Skip all pictures, then print the remaining material exactly.

▶ _Given data_:
##############################

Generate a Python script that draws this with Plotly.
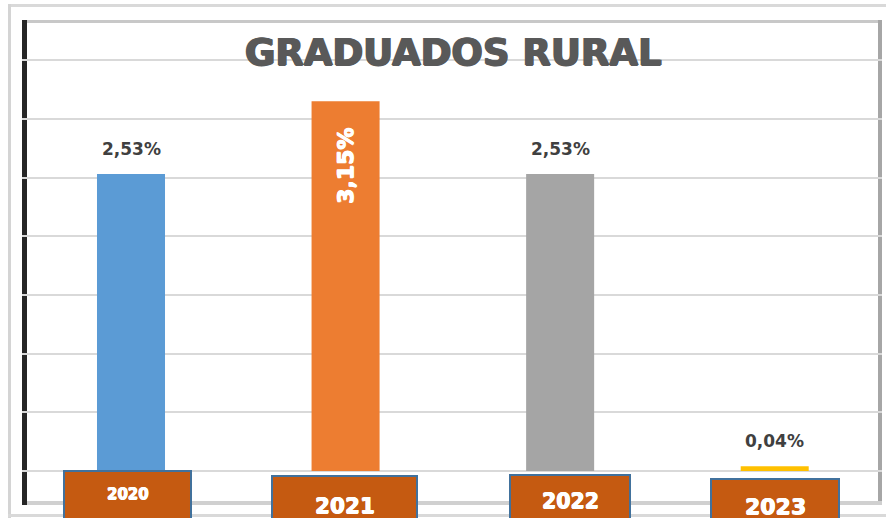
import plotly.graph_objects as go

# ---- data ----
years = ["2020", "2021", "2022", "2023"]
values = [2.53, 3.15, 2.53, 0.04]
value_labels = ["2,53%", "3,15%", "2,53%", "0,04%"]
bar_colors = ["#5B9BD5", "#ED7D31", "#A5A5A5", "#FFC000"]
title_text = "GRADUADOS RURAL"

# ---- layout geometry (pixels) ----
W, H = 886, 518
L, R = 22, 882          # plot area left/right
T, B = 22, 471          # plot area top / zero baseline
YMAX = 3.825


def PX(px):
    return (px - L) / (R - L)


def PY(py):
    return (B - py) / (B - T)


def heavy(color, d=0.7):
    return f"{d}px 0 0 {color}, -{d}px 0 0 {color}, 0 {d}px 0 {color}"


fig = go.Figure()

for i, (yr, v, c) in enumerate(zip(years, values, bar_colors)):
    fig.add_trace(go.Bar(x=[i], y=[v], width=0.317, marker=dict(color=c, line=dict(width=0)),
                         name=yr, showlegend=False, hoverinfo="skip"))

shapes = []


def rect(x0, y0, x1, y1, fill, layer="below", line=None):
    d = dict(type="rect", xref="paper", yref="paper", x0=PX(x0), x1=PX(x1), y0=PY(y1), y1=PY(y0),
             fillcolor=fill, layer=layer, line=line or dict(width=0))
    shapes.append(d)


# outer frame
rect(8, 4, 886, 7, "#D9D9D9")
rect(8, 4, 11, 518, "#D4D4D4")
rect(8, 514, 886, 517, "#D9D9D9")
# inner frame
rect(22, 20, 882, 23, "#C8C8C8")
rect(878, 20, 882, 503, "#A6A6A6")
rect(22, 501, 882, 505, "#D0D0D0")
rect(22, 20, 27, 505, "#262626")

# category label boxes (pixel geometry, styling)
box_geom = [(64, 471, 191), (272, 476, 417), (510, 475, 630), (711, 479, 839)]
box_font = [15, 21.5, 20.5, 22]
box_text_y = [494, 505, 501, 506]
for (x0, y0, x1) in box_geom:
    rect(x0, y0, x1, 530, "#C55A11", layer="above", line=dict(color="#41719C", width=2))

annotations = []
for i, (yr, (x0, y0, x1)) in enumerate(zip(years, box_geom)):
    annotations.append(dict(xref="paper", yref="paper", x=PX((x0 + x1) / 2), y=PY(box_text_y[i]),
                            text=f"<b>{yr}</b>", showarrow=False, xanchor="center", yanchor="middle",
                            font=dict(family="DejaVu Sans", size=box_font[i], color="white",
                                      shadow=heavy("white", 0.5))))

# value labels
for i, (v, lab) in enumerate(zip(values, value_labels)):
    if i == 1:
        annotations.append(dict(x=i, y=v, xref="x", yref="y", text=f"<b>{lab}</b>", showarrow=False,
                                textangle=-90, xanchor="center", yanchor="middle", yshift=-65,
                                font=dict(family="DejaVu Sans", size=22, color="white",
                                          shadow=heavy("white", 0.6))))
    else:
        annotations.append(dict(x=i, y=v, xref="x", yref="y", text=f"<b>{lab}</b>", showarrow=False,
                                xanchor="center", yanchor="middle", yshift=25,
                                font=dict(family="DejaVu Sans", size=17, color="#404040")))

# title
annotations.append(dict(xref="paper", yref="paper", x=PX(453), y=PY(52), text=f"<b>{title_text}</b>",
                        showarrow=False, xanchor="center", yanchor="middle",
                        font=dict(family="DejaVu Sans", size=37, color="#595959",
                                  shadow=heavy("#595959", 0.9))))

fig.update_layout(
    width=W, height=H,
    margin=dict(l=L, r=W - R, t=T, b=H - B, pad=0),
    paper_bgcolor="white", plot_bgcolor="rgba(0,0,0,0)",
    barmode="overlay",
    xaxis=dict(range=[-0.508, 3.5], showgrid=False, zeroline=False, showticklabels=False,
               ticks="", showline=False, fixedrange=True),
    yaxis=dict(range=[0, YMAX], dtick=0.5, tick0=0, showgrid=True, gridcolor="#D9D9D9", gridwidth=1.5,
               zeroline=True, zerolinecolor="#D9D9D9", zerolinewidth=1.5,
               showticklabels=False, ticks="", showline=False, fixedrange=True),
    shapes=shapes,
    annotations=annotations,
)

fig.write_html("out.html", config={"displayModeBar": False},
               post_script="document.body.style.margin='0';document.body.style.padding='0';"
                           "document.body.style.overflow='hidden';")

##############################

▶ _Solution below_:
Generate a Python script that draws this with Plotly.
import plotly.graph_objects as go

# ---- data ----
years = ["2020", "2021", "2022", "2023"]
values = [2.53, 3.15, 2.53, 0.04]
value_labels = ["2,53%", "3,15%", "2,53%", "0,04%"]
bar_colors = ["#5B9BD5", "#ED7D31", "#A5A5A5", "#FFC000"]
title_text = "GRADUADOS RURAL"

# ---- layout geometry (pixels) ----
W, H = 886, 518
L, R = 22, 882          # plot area left/right
T, B = 22, 471          # plot area top / zero baseline
YMAX = 3.825


def PX(px):
    return (px - L) / (R - L)


def PY(py):
    return (B - py) / (B - T)


def heavy(color, d=0.7):
    return f"{d}px 0 0 {color}, -{d}px 0 0 {color}, 0 {d}px 0 {color}"


fig = go.Figure()

for i, (yr, v, c) in enumerate(zip(years, values, bar_colors)):
    fig.add_trace(go.Bar(x=[i], y=[v], width=0.317, marker=dict(color=c, line=dict(width=0)),
                         name=yr, showlegend=False, hoverinfo="skip"))

shapes = []


def rect(x0, y0, x1, y1, fill, layer="below", line=None):
    d = dict(type="rect", xref="paper", yref="paper", x0=PX(x0), x1=PX(x1), y0=PY(y1), y1=PY(y0),
             fillcolor=fill, layer=layer, line=line or dict(width=0))
    shapes.append(d)


# outer frame
rect(8, 4, 886, 7, "#D9D9D9")
rect(8, 4, 11, 518, "#D4D4D4")
rect(8, 514, 886, 517, "#D9D9D9")
# inner frame
rect(22, 20, 882, 23, "#C8C8C8")
rect(878, 20, 882, 503, "#A6A6A6")
rect(22, 501, 882, 505, "#D0D0D0")
rect(22, 20, 27, 505, "#262626")

# category label boxes (pixel geometry, styling)
box_geom = [(64, 471, 191), (272, 476, 417), (510, 475, 630), (711, 479, 839)]
box_font = [15, 21.5, 20.5, 22]
box_text_y = [494, 505, 501, 506]
for (x0, y0, x1) in box_geom:
    rect(x0, y0, x1, 530, "#C55A11", layer="above", line=dict(color="#41719C", width=2))

annotations = []
for i, (yr, (x0, y0, x1)) in enumerate(zip(years, box_geom)):
    annotations.append(dict(xref="paper", yref="paper", x=PX((x0 + x1) / 2), y=PY(box_text_y[i]),
                            text=f"<b>{yr}</b>", showarrow=False, xanchor="center", yanchor="middle",
                            font=dict(family="DejaVu Sans", size=box_font[i], color="white",
                                      shadow=heavy("white", 0.5))))

# value labels
for i, (v, lab) in enumerate(zip(values, value_labels)):
    if i == 1:
        annotations.append(dict(x=i, y=v, xref="x", yref="y", text=f"<b>{lab}</b>", showarrow=False,
                                textangle=-90, xanchor="center", yanchor="middle", yshift=-65,
                                font=dict(family="DejaVu Sans", size=22, color="white",
                                          shadow=heavy("white", 0.6))))
    else:
        annotations.append(dict(x=i, y=v, xref="x", yref="y", text=f"<b>{lab}</b>", showarrow=False,
                                xanchor="center", yanchor="middle", yshift=25,
                                font=dict(family="DejaVu Sans", size=17, color="#404040")))

# title
annotations.append(dict(xref="paper", yref="paper", x=PX(453), y=PY(52), text=f"<b>{title_text}</b>",
                        showarrow=False, xanchor="center", yanchor="middle",
                        font=dict(family="DejaVu Sans", size=37, color="#595959",
                                  shadow=heavy("#595959", 0.9))))

fig.update_layout(
    width=W, height=H,
    margin=dict(l=L, r=W - R, t=T, b=H - B, pad=0),
    paper_bgcolor="white", plot_bgcolor="rgba(0,0,0,0)",
    barmode="overlay",
    xaxis=dict(range=[-0.508, 3.5], showgrid=False, zeroline=False, showticklabels=False,
               ticks="", showline=False, fixedrange=True),
    yaxis=dict(range=[0, YMAX], dtick=0.5, tick0=0, showgrid=True, gridcolor="#D9D9D9", gridwidth=1.5,
               zeroline=True, zerolinecolor="#D9D9D9", zerolinewidth=1.5,
               showticklabels=False, ticks="", showline=False, fixedrange=True),
    shapes=shapes,
    annotations=annotations,
)

fig.write_html("out.html", config={"displayModeBar": False},
               post_script="document.body.style.margin='0';document.body.style.padding='0';"
                           "document.body.style.overflow='hidden';")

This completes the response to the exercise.